• Instructions for the task: Each line from the top of the listing through the one holding "plt.rcParams['font.family'] = ['Liberation" should be restated word for word, with nothing added and no pictures.

⁂

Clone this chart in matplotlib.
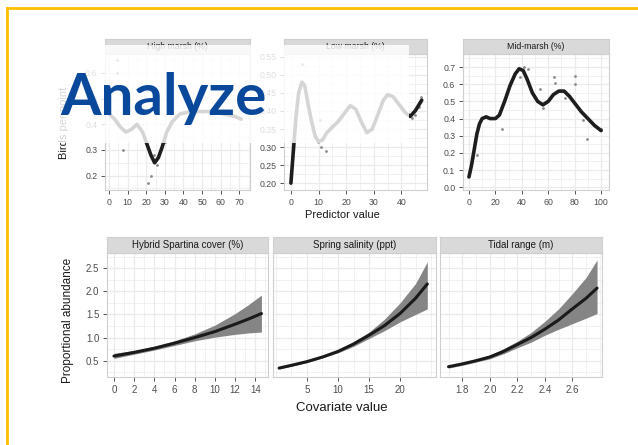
import matplotlib
matplotlib.use("Agg")
import matplotlib.pyplot as plt
from matplotlib.patches import Rectangle
from matplotlib.lines import Line2D
from matplotlib.ticker import MultipleLocator

plt.rcParams['font.family'] = ['Liberation Sans', 'DejaVu Sans']

W, H = 638, 445

# ---- top row: bird response to marsh composition ----
top_titles = ["High marsh (%)", "Low marsh (%)", "Mid-marsh (%)"]
top_ylabel = "Birds per point"
top_xlabel = "Predictor value"

high_x = [0, 3, 6, 9, 12, 15, 18, 20.5, 22.5, 24.5, 26.5, 28.5, 31, 34, 38, 44, 50, 56, 62, 68, 71]
high_y = [0.44, 0.42, 0.39, 0.37, 0.38, 0.40, 0.37, 0.32, 0.28, 0.25, 0.27, 0.31, 0.37, 0.41,
          0.44, 0.45, 0.45, 0.45, 0.44, 0.43, 0.42]
high_pts_x = [7.5, 22.6, 21, 4, 4.5, 10, 24, 26, 30]
high_pts_y = [0.30, 0.20, 0.17, 0.65, 0.60, 0.52, 0.28, 0.24, 0.33]

low_x = [0, 0.5, 1.0, 1.8, 2.8, 4.0, 5.0, 6.2, 7.5, 8.8, 10, 11.5, 13, 15, 17, 19, 21.5, 23.5,
         25.5, 27.5, 29.5, 31.5, 33.5, 35, 37, 39, 41.5, 43.2, 45, 47.4]
low_y = [0.20, 0.25, 0.30, 0.38, 0.45, 0.48, 0.47, 0.42, 0.37, 0.33, 0.315, 0.32, 0.34, 0.355,
         0.37, 0.39, 0.415, 0.405, 0.37, 0.34, 0.35, 0.39, 0.43, 0.445, 0.44, 0.42, 0.395,
         0.385, 0.40, 0.43]
low_pts_x = [10.8, 12.6, 44, 45, 46.5, 47, 4, 10.5, 15]
low_pts_y = [0.30, 0.29, 0.38, 0.39, 0.41, 0.44, 0.53, 0.375, 0.36]

mid_x = [0, 2, 4, 6, 8, 10, 13, 16, 20, 23, 27, 31, 35, 38, 41, 44, 48, 52, 56, 60, 64, 68,
         72, 76, 80, 85, 90, 95, 100]
mid_y = [0.06, 0.13, 0.22, 0.31, 0.37, 0.40, 0.41, 0.40, 0.40, 0.42, 0.50, 0.59, 0.66, 0.69,
         0.68, 0.63, 0.55, 0.50, 0.48, 0.50, 0.54, 0.56, 0.56, 0.53, 0.49, 0.44, 0.40, 0.36, 0.33]
mid_pts_x = [6, 3, 25, 39, 42, 45, 54, 56, 64, 65, 73, 80, 80, 86, 89, 100]
mid_pts_y = [0.19, 0.18, 0.34, 0.64, 0.70, 0.69, 0.57, 0.46, 0.64, 0.61, 0.52, 0.65, 0.60,
             0.39, 0.28, 0.34]

# ---- bottom row: proportional abundance vs covariates ----
bot_titles = ["Hybrid Spartina cover (%)", "Spring salinity (ppt)", "Tidal range (m)"]
bot_ylabel = "Proportional abundance"
bot_xlabel = "Covariate value"

sp_x = [0, 2, 4, 6, 8, 10, 12, 13.3, 14.6]
sp_fit = [0.60, 0.68, 0.77, 0.88, 1.00, 1.13, 1.29, 1.40, 1.52]
sp_lo = [0.55, 0.64, 0.73, 0.83, 0.93, 1.01, 1.07, 1.10, 1.12]
sp_hi = [0.66, 0.72, 0.81, 0.93, 1.08, 1.27, 1.52, 1.71, 1.92]

sal_x = [0.5, 2.5, 5, 7.5, 10, 12.5, 15, 17.5, 20, 22.5, 24.4]
sal_fit = [0.34, 0.40, 0.48, 0.58, 0.70, 0.86, 1.05, 1.26, 1.52, 1.85, 2.16]
sal_lo = [0.32, 0.38, 0.46, 0.56, 0.67, 0.81, 0.98, 1.15, 1.34, 1.50, 1.62]
sal_hi = [0.36, 0.42, 0.50, 0.61, 0.73, 0.91, 1.12, 1.40, 1.75, 2.17, 2.64]

tide_x = [1.70, 1.8, 1.9, 2.0, 2.1, 2.2, 2.3, 2.4, 2.5, 2.6, 2.7, 2.78]
tide_fit = [0.37, 0.43, 0.50, 0.58, 0.70, 0.85, 1.00, 1.18, 1.38, 1.62, 1.85, 2.07]
tide_lo = [0.34, 0.40, 0.47, 0.54, 0.65, 0.78, 0.90, 1.05, 1.18, 1.30, 1.42, 1.52]
tide_hi = [0.40, 0.46, 0.53, 0.62, 0.76, 0.92, 1.11, 1.35, 1.62, 1.95, 2.30, 2.68]

bot_xticks = [[0, 2, 4, 6, 8, 10, 12, 14], [5, 10, 15, 20], [1.8, 2.0, 2.2, 2.4, 2.6]]
bot_xticklabels = [["0", "2", "4", "6", "8", "10", "12", "14"], ["5", "10", "15", "20"],
                   ["1.8", "2.0", "2.2", "2.4", "2.6"]]
bot_yticks = [0.5, 1.0, 1.5, 2.0, 2.5]

GRID = "#EBEBEB"
BORDER = "#CFCFCF"
STRIP = "#D9D9D9"
TICKC = "#4D4D4D"

fig = plt.figure(figsize=(W / 100, H / 100), dpi=100)
fig.patch.set_facecolor("white")


def box(x0, y0, x1, y1):
    return [x0 / W, 1 - y1 / H, (x1 - x0) / W, (y1 - y0) / H]


def panel(x0, y0, x1, y1, strip_h, title, tsize, lsize):
    ax = fig.add_axes(box(x0, y0, x1, y1))
    ax.set_facecolor("white")
    ax.grid(True, which="major", color=GRID, lw=0.9, zorder=0)
    ax.grid(True, which="minor", color=GRID, lw=0.5, zorder=0)
    ax.set_axisbelow(True)
    for s in ax.spines.values():
        s.set_color(BORDER)
        s.set_linewidth(0.8)
    ax.tick_params(which="major", length=3, width=0.7, color="#555555",
                   labelsize=lsize, labelcolor=TICKC, pad=2.5)
    ax.tick_params(which="minor", length=0)
    sx = fig.add_axes(box(x0, y0 - strip_h, x1, y0))
    sx.set_facecolor(STRIP)
    sx.set_xticks([])
    sx.set_yticks([])
    for s in sx.spines.values():
        s.set_color(BORDER)
        s.set_linewidth(0.8)
    sx.text(0.5, 0.5, title, ha="center", va="center", fontsize=tsize,
            color="#1A1A1A", transform=sx.transAxes)
    return ax


# top row
top_boxes = [(105, 54, 250, 190), (284, 54, 427, 190), (463, 54, 609, 190)]
top_data = [(high_x, high_y, high_pts_x, high_pts_y),
            (low_x, low_y, low_pts_x, low_pts_y),
            (mid_x, mid_y, mid_pts_x, mid_pts_y)]
top_xlims = [(-2.2, 75.8), (-2.5, 49.3), (-4.5, 106)]
top_ylims = [(0.144, 0.674), (0.181, 0.558), (-0.016, 0.776)]
top_xt = [[0, 10, 20, 30, 40, 50, 60, 70], [0, 10, 20, 30, 40], [0, 20, 40, 60, 80, 100]]
top_ymaj = [0.1, 0.05, 0.1]
top_yfmt = ["{:.1f}", "{:.2f}", "{:.1f}"]

for (bx, title, (cx, cy, px, py), xl, yl, xt, ym, fmt) in zip(
        top_boxes, top_titles, top_data, top_xlims, top_ylims, top_xt, top_ymaj, top_yfmt):
    ax = panel(*bx, 15, title, 6.3, 6.3)
    ax.scatter(px, py, s=4, color="#8A8A8A", zorder=2, lw=0)
    ax.plot(cx, cy, color="#1E1E1E", lw=2.6, solid_capstyle="round",
            solid_joinstyle="round", zorder=3)
    ax.set_xlim(*xl)
    ax.set_ylim(*yl)
    ax.set_xticks(xt)
    step = xt[1] - xt[0]
    ax.xaxis.set_minor_locator(MultipleLocator(step / 2))
    ax.yaxis.set_major_locator(MultipleLocator(ym))
    ax.yaxis.set_minor_locator(MultipleLocator(ym / 2))
    ax.yaxis.set_major_formatter(plt.FuncFormatter(lambda v, p, f=fmt: f.format(v)))

fig.text(64 / W, 1 - 123 / H, top_ylabel, rotation=90, ha="center", va="center",
         fontsize=8, color="#1A1A1A")
fig.text(342 / W, 1 - 215 / H, top_xlabel, ha="center", va="center",
         fontsize=8, color="#1A1A1A")

# bottom row
bot_boxes = [(107, 253, 268, 377), (273, 253, 436, 377), (440, 253, 602, 377)]
bot_data = [(sp_x, sp_fit, sp_lo, sp_hi), (sal_x, sal_fit, sal_lo, sal_hi),
            (tide_x, tide_fit, tide_lo, tide_hi)]
bot_xlims = [(-0.69, 15.25), (-0.48, 25.8), (1.638, 2.816)]

for i, (bx, title, (x, fit, lo, hi), xl) in enumerate(zip(bot_boxes, bot_titles, bot_data, bot_xlims)):
    ax = panel(*bx, 16, title, 7, 7)
    ax.fill_between(x, lo, hi, color="#858585", lw=0, zorder=2)
    ax.plot(x, fit, color="#1A1A1A", lw=2.2, solid_capstyle="round",
            solid_joinstyle="round", zorder=3)
    ax.set_xlim(*xl)
    ax.set_ylim(0.147, 2.83)
    ax.set_xticks(bot_xticks[i])
    ax.set_xticklabels(bot_xticklabels[i])
    step = bot_xticks[i][1] - bot_xticks[i][0]
    ax.xaxis.set_minor_locator(MultipleLocator(step / 2))
    ax.set_yticks(bot_yticks)
    ax.yaxis.set_minor_locator(MultipleLocator(0.25))
    if i == 0:
        ax.set_yticklabels(["{:.1f}".format(v) for v in bot_yticks])
    else:
        ax.tick_params(axis="y", which="major", length=0, labelleft=False)

fig.text(68 / W, 1 - 320 / H, bot_ylabel, rotation=90, ha="center", va="center",
         fontsize=8.5, color="#1A1A1A")
fig.text(342 / W, 1 - 408 / H, bot_xlabel, ha="center", va="center",
         fontsize=9.5, color="#1A1A1A")

# translucent white band behind the heading
fig.add_artist(Rectangle((45 / W, 1 - 143 / H), (409 - 45) / W, (143 - 45) / H,
                         transform=fig.transFigure, facecolor="white", alpha=0.82,
                         edgecolor="none", zorder=5))

fig.text(60 / W, 1 - 115 / H, "Analyze", ha="left", va="baseline", fontsize=42,
         fontweight="bold", family=["Lato", "DejaVu Sans"], color="#0A489C", zorder=6)

# amber frame
fig.add_artist(Line2D([7 / W, 1.0], [1 - 8 / H, 1 - 8 / H], transform=fig.transFigure,
                      color="#FFC000", lw=2.0, zorder=7))
fig.add_artist(Line2D([7 / W, 7 / W], [0, 1 - 8 / H], transform=fig.transFigure,
                      color="#FFC000", lw=2.0, zorder=7))

fig.savefig("out.png", dpi=100)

⁂

• Response:
Clone this chart in matplotlib.
import matplotlib
matplotlib.use("Agg")
import matplotlib.pyplot as plt
from matplotlib.patches import Rectangle
from matplotlib.lines import Line2D
from matplotlib.ticker import MultipleLocator

plt.rcParams['font.family'] = ['Liberation Sans', 'DejaVu Sans']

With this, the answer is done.